<阪神3-14オリックス>◇5日◇甲子園

 阪神真弓明信監督(57)が、就任3年目で初めて感情をあらわにした。オリックス戦の試合中に投げかけられたヤジを巡り、スタンドのファンとにらみ合った。トラブルには至らなかったが、試合は絶望的な大敗。今季初の2ケタ失点、監督就任後ワーストタイの14失点で、借金はついに10。最下位に転落した。指揮官の怒りは、巻き返しの起爆剤となるのか。

 就任3年目にして、初めてファンの前で感情をあらわにした。3-14と大差がついた8回、オリックスの攻撃中。真弓監督が、一塁ベンチでクルリと後ろを振り返った。数人のファンが自分の席を離れて一塁ベンチ上でヤジを飛ばしていた。指揮官はそのファンと向き合い、10秒近く視線を交錯させて、言葉をかわした。最後は自分の席に戻るよう、ことを促すしぐさを見せた。温厚な指揮官にとって極めて珍しい光景だった。

 近くにいた内野席の観客によれば、指揮官が反応したのは「(真弓監督の)ついでに、やめろ」という選手に向けたヤジだった。真弓監督は観客のヤジについて「そりゃあ、耳には聞こえてくるよ。でも聞かないようにしています」と話しており、自分への言葉に反応することはない。この日のヤジも最初は真弓監督に対しての「やめろ」という言葉だった。

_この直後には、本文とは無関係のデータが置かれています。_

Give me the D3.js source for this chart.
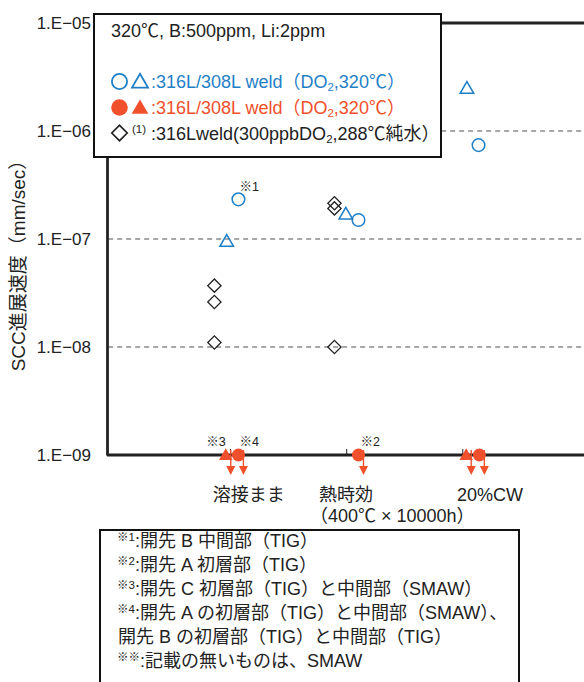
<!DOCTYPE html>
<html><head><meta charset="utf-8">
<script src="https://cdn.jsdelivr.net/npm/d3@7"></script>
<style>
body{margin:0;background:#fff}
svg{display:block}
text{font-family:"Liberation Sans","Noto Sans CJK JP",sans-serif;fill:#222}
</style>
</head><body><svg id="c" width="584" height="682"></svg>
<script>
// ---------- data ----------
const categories = ["溶接まま", "熱時効", "20%CW"];
const categoryPos = [0.85, 1.765, 2.955];
const subCategory = "（400℃ × 10000h）";
const categoryTicks = [1, 2, 3];
const yTicks = [1e-9, 1e-8, 1e-7, 1e-6, 1e-5];
const yTickLabels = ["1.E−09", "1.E−08", "1.E−07", "1.E−06", "1.E−05"];
const gridValues = [1e-8, 1e-7, 1e-6];
const yTitle = "SCC進展速度（mm/sec）";

// open blue: 316L/308L weld (DO2,320℃)
const blueCircleX = [1.072, 2.106, 3.14];
const blueCircleV = [2.33e-7, 1.50e-7, 7.4e-7];
const blueTriX = [0.971, 1.997, 3.04];
const blueTriV = [9.5e-8, 1.70e-7, 2.48e-6];
// filled red: below detection (1E-09, arrow down)
const redCircleX = [1.072, 2.106, 3.147];
const redCircleV = [1e-9, 1e-9, 1e-9];
const redTriX = [0.963, 3.034];
const redTriV = [1e-9, 1e-9];
// diamonds: 316Lweld (300ppbDO2, 288℃ pure water)
const diamondX = [0.865, 0.865, 0.865, 1.899, 1.899, 1.899];
const diamondV = [3.70e-8, 2.61e-8, 1.10e-8, 2.14e-7, 1.92e-7, 1.0e-8];

// point notes
const noteText = ["※1", "※3", "※4", "※2"];
const noteX = [1.072, 0.963, 1.072, 2.106];
const noteV = [2.33e-7, 1e-9, 1e-9, 1e-9];

const legendTitle = "320℃, B:500ppm, Li:2ppm";
const footMarks = ["※1", "※2", "※3", "※4", "", "※※"];
const footTexts = [":開先 B 中間部（TIG）", ":開先 A 初層部（TIG）", ":開先 C 初層部（TIG）と中間部（SMAW）",
  ":開先 A の初層部（TIG）と中間部（SMAW）、", "開先 B の初層部（TIG）と中間部（TIG）", ":記載の無いものは、SMAW"];

// ---------- drawing ----------
const blue = "#1f7fc7", red = "#f0502b";
const svg = d3.select("#c");
const x = d3.scaleLinear().domain([-0.06, 4.1]).range([107, 590]);
const y = d3.scaleLog().domain([1e-9, 1e-5]).range([455, 23]);

// grid
svg.append("g").selectAll("line").data(gridValues).join("line")
  .attr("x1", x(-0.05)).attr("x2", 584).attr("y1", d => y(d)).attr("y2", d => y(d))
  .attr("stroke", "#8a8a8a").attr("stroke-width", 1.3).attr("stroke-dasharray", "5,4");

// top frame line
svg.append("line").attr("x1", x(-0.06)).attr("x2", 590).attr("y1", y(1e-5)).attr("y2", y(1e-5))
  .attr("stroke", "#222").attr("stroke-width", 2.8);

// left axis
const ya = svg.append("g").attr("transform", `translate(${x(-0.06)},0)`)
  .call(d3.axisLeft(y).tickValues(yTicks).tickFormat((d, i) => yTickLabels[i]).tickSize(0).tickPadding(16));
ya.select(".domain").attr("stroke", "#222").attr("stroke-width", 2.8);
ya.selectAll("text").attr("font-size", 17).attr("fill", "#222")
  .style("font-family", '"Liberation Sans","Noto Sans CJK JP",sans-serif');

// bottom axis
const xa = svg.append("g").attr("transform", `translate(0,${y(1e-9)})`)
  .call(d3.axisBottom(x).tickValues(categoryTicks).tickSize(-6).tickFormat(""));
xa.select(".domain").attr("stroke", "#222").attr("stroke-width", 2.8).attr("d", `M${x(-0.06)},0H590`);
xa.selectAll(".tick line").attr("stroke", "#222").attr("stroke-width", 1);

// y title
svg.append("text").attr("transform", `translate(25,${261}) rotate(-90)`)
  .attr("text-anchor", "middle").attr("font-size", 19).text(yTitle);

// category labels
svg.append("g").selectAll("text").data(categories).join("text")
  .attr("x", (d, i) => x(categoryPos[i])).attr("y", 501)
  .attr("font-size", 18).text(d => d);
svg.append("text").attr("x", x(categoryPos[1]) - 9).attr("y", 522).attr("font-size", 18).text(subCategory);

const sym = (type, size) => d3.symbol().type(type).size(size)();

// diamonds
svg.append("g").selectAll("path").data(diamondX).join("path")
  .attr("transform", (d, i) => `translate(${x(d)},${y(diamondV[i])}) rotate(45)`)
  .attr("d", d3.symbol().type(d3.symbolSquare).size(88)())
  .attr("fill", "none").attr("stroke", "#222").attr("stroke-width", 1.3);

// blue open triangles
svg.append("g").selectAll("path").data(blueTriX).join("path")
  .attr("transform", (d, i) => `translate(${x(d)},${y(blueTriV[i]) + 1})`)
  .attr("d", sym(d3.symbolTriangle, 80))
  .attr("fill", "none").attr("stroke", blue).attr("stroke-width", 1.5);
// blue open circles
svg.append("g").selectAll("circle").data(blueCircleX).join("circle")
  .attr("cx", d => x(d)).attr("cy", (d, i) => y(blueCircleV[i])).attr("r", 6.3)
  .attr("fill", "none").attr("stroke", blue).attr("stroke-width", 1.5);

// red arrows (below 1E-09)
const arrows = redTriX.map((d, i) => [d, redTriV[i]]).concat(redCircleX.map((d, i) => [d, redCircleV[i]]));
const ag = svg.append("g");
arrows.forEach(([px, v]) => {
  const ax = x(px) + 5, y0 = y(v);
  ag.append("line").attr("x1", ax).attr("x2", ax).attr("y1", y0 - 5).attr("y2", y0 + 12)
    .attr("stroke", red).attr("stroke-width", 1.4);
  ag.append("path").attr("d", `M${ax - 4.5},${y0 + 11}L${ax + 4.5},${y0 + 11}L${ax},${y0 + 20}Z`).attr("fill", red);
});
// red filled triangles
svg.append("g").selectAll("path").data(redTriX).join("path")
  .attr("transform", (d, i) => `translate(${x(d)},${y(redTriV[i]) + 1})`)
  .attr("d", sym(d3.symbolTriangle, 80)).attr("fill", red);
// red filled circles
svg.append("g").selectAll("circle").data(redCircleX).join("circle")
  .attr("cx", d => x(d)).attr("cy", (d, i) => y(redCircleV[i])).attr("r", 6.5).attr("fill", red);

// notes
const noteAnchor = ["start", "end", "start", "start"];
const noteDx = [1, 0, 1, 2];
const noteDy = [-8, -9, -9, -9];
svg.append("g").selectAll("text").data(noteText).join("text")
  .attr("x", (d, i) => x(noteX[i]) + noteDx[i]).attr("y", (d, i) => y(noteV[i]) + noteDy[i])
  .attr("text-anchor", (d, i) => noteAnchor[i]).attr("font-size", 12.5).attr("fill", "#333").text(d => d);

// legend
const lg = svg.append("g");
lg.append("rect").attr("x", 94).attr("y", 14).attr("width", 347).attr("height", 143)
  .attr("fill", "#fff").attr("stroke", "#111").attr("stroke-width", 2);
lg.append("text").attr("x", 111).attr("y", 37).attr("font-size", 18).text(legendTitle);
// row 2
lg.append("circle").attr("cx", 119.5).attr("cy", 81.5).attr("r", 7.6).attr("fill", "none").attr("stroke", blue).attr("stroke-width", 1.8);
lg.append("path").attr("transform", "translate(140,83)").attr("d", sym(d3.symbolTriangle, 110)).attr("fill", "none").attr("stroke", blue).attr("stroke-width", 1.8);
const t2 = lg.append("text").attr("x", 151).attr("y", 88).attr("font-size", 18).style("fill", blue);
t2.append("tspan").text(":316L/308L weld（DO");
t2.append("tspan").attr("font-size", 11.5).attr("dy", 3).text("2");
t2.append("tspan").attr("dy", -3).text(",320℃）");
// row 3
lg.append("circle").attr("cx", 119.5).attr("cy", 107.5).attr("r", 8.3).attr("fill", red);
lg.append("path").attr("transform", "translate(140,109)").attr("d", sym(d3.symbolTriangle, 120)).attr("fill", red);
const t3 = lg.append("text").attr("x", 151).attr("y", 114).attr("font-size", 18).style("fill", red);
t3.append("tspan").text(":316L/308L weld（DO");
t3.append("tspan").attr("font-size", 11.5).attr("dy", 3).text("2");
t3.append("tspan").attr("dy", -3).text(",320℃）");
// row 4
lg.append("path").attr("transform", "translate(119.5,133) rotate(45)").attr("d", sym(d3.symbolSquare, 120))
  .attr("fill", "none").attr("stroke", "#222").attr("stroke-width", 1.6);
lg.append("text").attr("x", 132).attr("y", 133).attr("font-size", 11.5).text("(1)");
const t4 = lg.append("text").attr("x", 151).attr("y", 140).attr("font-size", 18);
t4.append("tspan").text(":316Lweld(300ppbDO");
t4.append("tspan").attr("font-size", 11.5).attr("dy", 3).text("2");
t4.append("tspan").attr("dy", -3).text(",288℃純水）");

// footnote box
const fg = svg.append("g");
fg.append("rect").attr("x", 100).attr("y", 530).attr("width", 419).attr("height", 170)
  .attr("fill", "#fff").attr("stroke", "#111").attr("stroke-width", 2);
footTexts.forEach((t, i) => {
  const yy = 547 + i * 24;
  const tx = fg.append("text").attr("y", yy).attr("font-size", 18);
  if (footMarks[i]) {
    tx.attr("x", 117);
    tx.append("tspan").attr("font-size", 11.5).attr("dy", -6).text(footMarks[i]);
    tx.append("tspan").attr("dy", 6).text(t);
  } else {
    tx.attr("x", 118).text(t);
  }
});
</script>
</body></html>
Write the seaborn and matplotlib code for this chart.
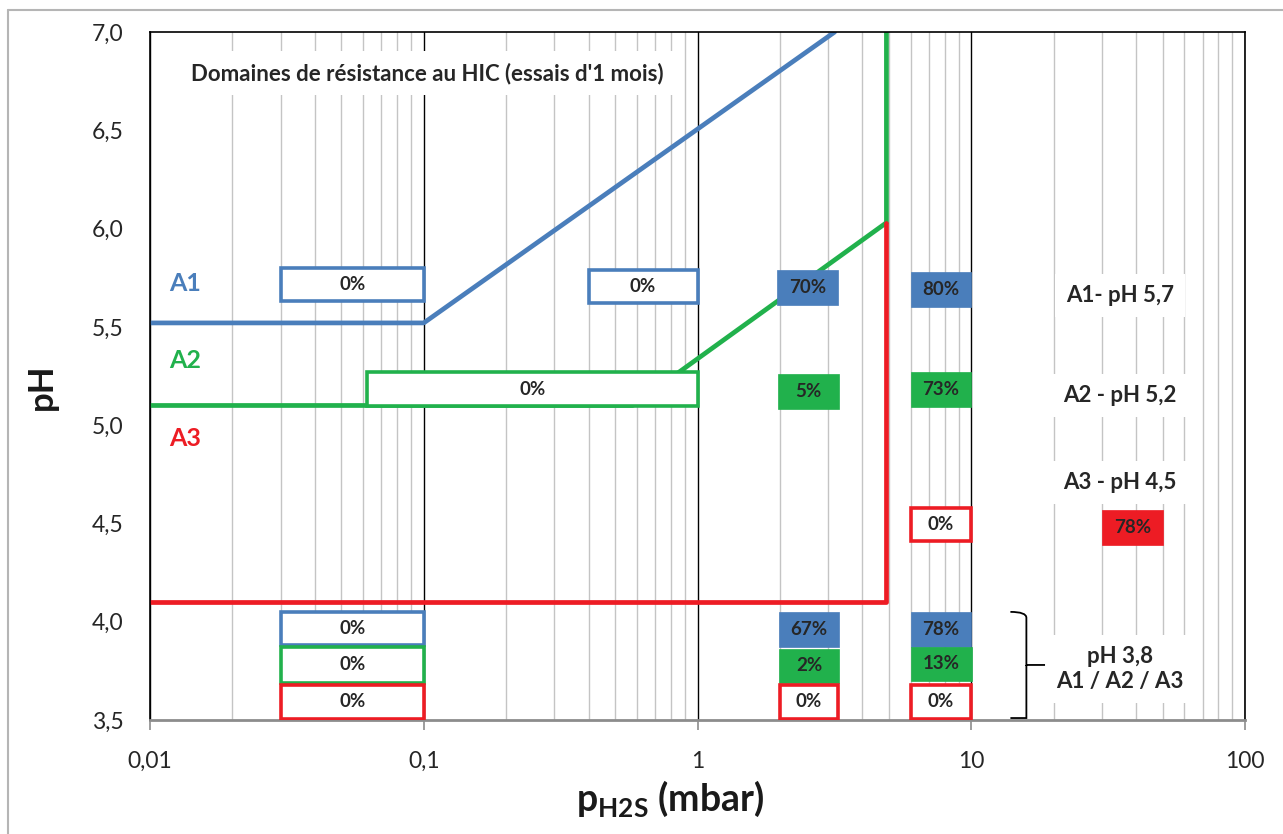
import matplotlib
matplotlib.use("Agg")
import matplotlib.pyplot as plt
from matplotlib.patches import Rectangle, PathPatch
from matplotlib.path import Path
from matplotlib.lines import Line2D
from matplotlib.ticker import FixedLocator, FuncFormatter, LogLocator, NullFormatter
import numpy as np
import pandas as pd
import seaborn as sns

# limit lines of the HIC resistance domains (pH vs pH2S)
blue_p = [0.01, 0.1, 3.17]
blue_ph = [5.52, 5.52, 7.0]
green_p = [0.01, 0.58, 4.9, 4.9]
green_ph = [5.1, 5.1, 6.03, 7.0]
red_p = [0.01, 4.9, 4.9]
red_ph = [4.1, 4.1, 6.03]

# test results (boxes)
box_text = ['0%', '0%', '70%', '80%', '0%', '5%', '73%', '0%', '78%',
            '0%', '0%', '0%', '67%', '2%', '0%', '78%', '13%', '0%']
box_grade = ['A1', 'A1', 'A1', 'A1', 'A2', 'A2', 'A2', 'A3', 'A3',
             'A1', 'A2', 'A3', 'A1', 'A2', 'A3', 'A1', 'A2', 'A3']
box_filled = [False, False, True, True, False, True, True, False, True,
              False, False, False, True, True, False, True, True, False]
box_p0 = [0.03, 0.4, 1.95, 6.0, 0.062, 1.96, 6.0, 6.0, 30,
          0.03, 0.03, 0.03, 1.98, 1.98, 2.0, 6.0, 6.0, 6.0]
box_p1 = [0.1, 1.0, 3.25, 10, 1.0, 3.3, 10, 10, 50,
          0.1, 0.1, 0.1, 3.3, 3.3, 3.25, 10, 10.1, 10]
box_ph0 = [5.63, 5.62, 5.61, 5.60, 5.095, 5.08, 5.09, 4.41, 4.39,
           3.88, 3.69, 3.505, 3.87, 3.69, 3.505, 3.87, 3.70, 3.505]
box_ph1 = [5.80, 5.79, 5.79, 5.78, 5.27, 5.26, 5.27, 4.58, 4.57,
           4.05, 3.87, 3.68, 4.05, 3.86, 3.68, 4.05, 3.87, 3.68]

x_ticks = [0.01, 0.1, 1, 10, 100]
x_ticklabels = ['0,01', '0,1', '1', '10', '100']
y_ticks = [3.5, 4.0, 4.5, 5.0, 5.5, 6.0, 6.5, 7.0]

colors = {'A1': '#4a7ebb', 'A2': '#21b14c', 'A3': '#ed1c24'}

sns.set_theme(style="white")
plt.rcParams['font.family'] = ['Lato', 'DejaVu Sans']
plt.rcParams['mathtext.fontset'] = 'custom'
plt.rcParams['mathtext.rm'] = 'Lato'
plt.rcParams['mathtext.bf'] = 'Lato:bold'

lines = pd.concat([
    pd.DataFrame({'p': blue_p, 'pH': blue_ph, 'grade': 'A1'}),
    pd.DataFrame({'p': green_p, 'pH': green_ph, 'grade': 'A2'}),
    pd.DataFrame({'p': red_p, 'pH': red_ph, 'grade': 'A3'}),
], ignore_index=True)

fig = plt.figure(figsize=(12.83, 8.34), dpi=100)
ax = fig.add_axes([150 / 1283, 1 - 720 / 834, 1095 / 1283, 688 / 834])
ax.set_xscale('log')

sns.lineplot(data=lines, x='p', y='pH', hue='grade', palette=colors,
             estimator=None, sort=False, lw=3.4, legend=False, ax=ax, zorder=2)

ax.set_xlim(0.01, 100)
ax.set_ylim(3.5, 7.0)

# grid: grey minor lines, black decades
ax.xaxis.set_major_locator(FixedLocator(x_ticks))
ax.xaxis.set_major_formatter(FuncFormatter(lambda v, i: x_ticklabels[i] if i is not None and i < len(x_ticklabels) else ''))
ax.xaxis.set_minor_locator(LogLocator(base=10, subs=np.arange(2, 10)))
ax.xaxis.set_minor_formatter(NullFormatter())
ax.grid(False)
ax.xaxis.grid(True, which='minor', color='#c4c4c4', lw=1.0, zorder=0)
ax.xaxis.grid(True, which='major', color='black', lw=1.0, zorder=0)
ax.set_axisbelow(True)

ax.yaxis.set_major_locator(FixedLocator(y_ticks))
ax.yaxis.set_major_formatter(FuncFormatter(lambda v, i: f'{v:.1f}'.replace('.', ',')))

ax.tick_params(axis='x', which='major', direction='out', length=7, width=1.2,
               color='#8c8c8c', pad=15, labelsize=16.5, labelcolor='#262626', bottom=True)
ax.tick_params(axis='x', which='minor', length=0)
ax.tick_params(axis='y', length=0, pad=19, labelsize=16.5, labelcolor='#262626')

for side in ['top', 'left', 'right']:
    ax.spines[side].set_color('black')
    ax.spines[side].set_linewidth(1.2)
ax.spines['bottom'].set_color('#8c8c8c')
ax.spines['bottom'].set_linewidth(2.0)

ax.set_xlabel('')
ax.set_ylabel('')

# result boxes
for t, g, f, p0, p1, y0, y1 in zip(box_text, box_grade, box_filled,
                                   box_p0, box_p1, box_ph0, box_ph1):
    c = colors[g]
    if f:
        r = Rectangle((p0, y0), p1 - p0, y1 - y0, facecolor=c, edgecolor=c,
                      lw=0.5, zorder=3)
    else:
        r = Rectangle((p0, y0), p1 - p0, y1 - y0, facecolor='white', edgecolor=c,
                      lw=2.6, zorder=3)
    ax.add_patch(r)
    ax.text(np.sqrt(p0 * p1), (y0 + y1) / 2, t, ha='center', va='center',
            fontsize=13.5, fontweight='bold', color='#262626', zorder=4)

# grade labels on the left
ax.text(0.0134, 5.72, 'A1', color=colors['A1'], fontsize=18, fontweight='bold',
        ha='center', va='center', zorder=4)
ax.text(0.0134, 5.33, 'A2', color=colors['A2'], fontsize=18, fontweight='bold',
        ha='center', va='center', zorder=4)
ax.text(0.0134, 4.93, 'A3', color=colors['A3'], fontsize=18, fontweight='bold',
        ha='center', va='center', zorder=4)

wbox = dict(facecolor='white', edgecolor='none', pad=8)
ax.text(0.0141, 6.79, "Domaines de résistance au HIC (essais d'1 mois)",
        fontsize=16, fontweight='bold', color='#262626', ha='left', va='center',
        bbox=wbox, zorder=4)

right_labels = ['A1- pH 5,7', 'A2 - pH 5,2', 'A3 - pH 4,5', 'pH 3,8\nA1 / A2 / A3']
right_ph = [5.66, 5.15, 4.71, 3.76]
for lab, yv in zip(right_labels, right_ph):
    ax.text(35, yv, lab, fontsize=16, fontweight='bold', color='#262626',
            ha='center', va='center', linespacing=1.25, bbox=wbox, zorder=4)

# curly brace grouping the pH 3,8 results
xl, xm, xt = 13.9, 15.9, 18.6
yt, ym, yb = 4.05, 3.78, 3.51
verts = [(xl, yt), (xm, yt), (xm, yt - 0.03), (xm, yt - 0.08),
         (xm, ym + 0.04), (xm, ym + 0.01), (xm, ym), (xt, ym),
         (xm, ym), (xm, ym - 0.01), (xm, ym - 0.04),
         (xm, yb + 0.08), (xm, yb + 0.03), (xm, yb), (xl, yb)]
codes = [Path.MOVETO, Path.CURVE3, Path.CURVE3, Path.LINETO,
         Path.LINETO, Path.CURVE3, Path.CURVE3, Path.LINETO,
         Path.MOVETO, Path.CURVE3, Path.CURVE3,
         Path.LINETO, Path.CURVE3, Path.CURVE3, Path.LINETO]
ax.add_patch(PathPatch(Path(verts, codes), facecolor='none', edgecolor='black',
                       lw=1.3, zorder=4, clip_on=False))

# axis titles
ax.text(-0.0986, 0.484, 'pH', transform=ax.transAxes, rotation=90,
        ha='center', va='center', fontsize=25, fontweight='bold', color='#1a1a1a')
ax.text(0.475, -0.115, r'$\mathbf{p}_{\mathbf{H2S}}$ (mbar)', transform=ax.transAxes,
        ha='center', va='center', fontsize=27, fontweight='bold', color='#1a1a1a')

# outer frame of the original figure
fig.add_artist(Line2D([8 / 1283, 8 / 1283], [0, 1 - 10 / 834], color='#b5b5b5',
                      lw=1.5, transform=fig.transFigure))
fig.add_artist(Line2D([8 / 1283, 1], [1 - 10 / 834, 1 - 10 / 834], color='#b5b5b5',
                      lw=1.5, transform=fig.transFigure))

fig.savefig('out.png', dpi=100, facecolor='white')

だが続けて懸命にプレーする選手に対して「ついでに、やめろ」という言葉があったために、図らずも反応したようだ。

 試合を終えた指揮官は観客とのやりとりについて、冷静な口調でこう話した。

 真弓監督

 いやいや、お客さんは大事にしないとね。

 紳士的な指揮官はファンといざこざを起こすようなことは本意ではないが、選手をかばった形だ。ヤジを飛ばしていたファンは球場内の警備員によって自分の席に戻るように促された。

 フラストレーションのたまる試合だった。先発久保が2回途中7失点でKOされた。大きなビハインドを背負った打線は、打っていくしかない状況になった。

 真弓監督

 (2回以降に)立ち直ってくれないと試合になんないんだよな。(打線も大差がついた)こういう時にちょっと調子が出てくれれば、いいんだけどね。兆しは少しずつ出つつあるかなと思うが、まだまだ。

 今季初の2ケタ失点、監督就任後ワーストタイの14失点。借金も09年8月23日以来の2ケタに突入した。

 真弓監督

 借金は少ないほうがいい。早く立て直して、ひとつずつ減らしていきます。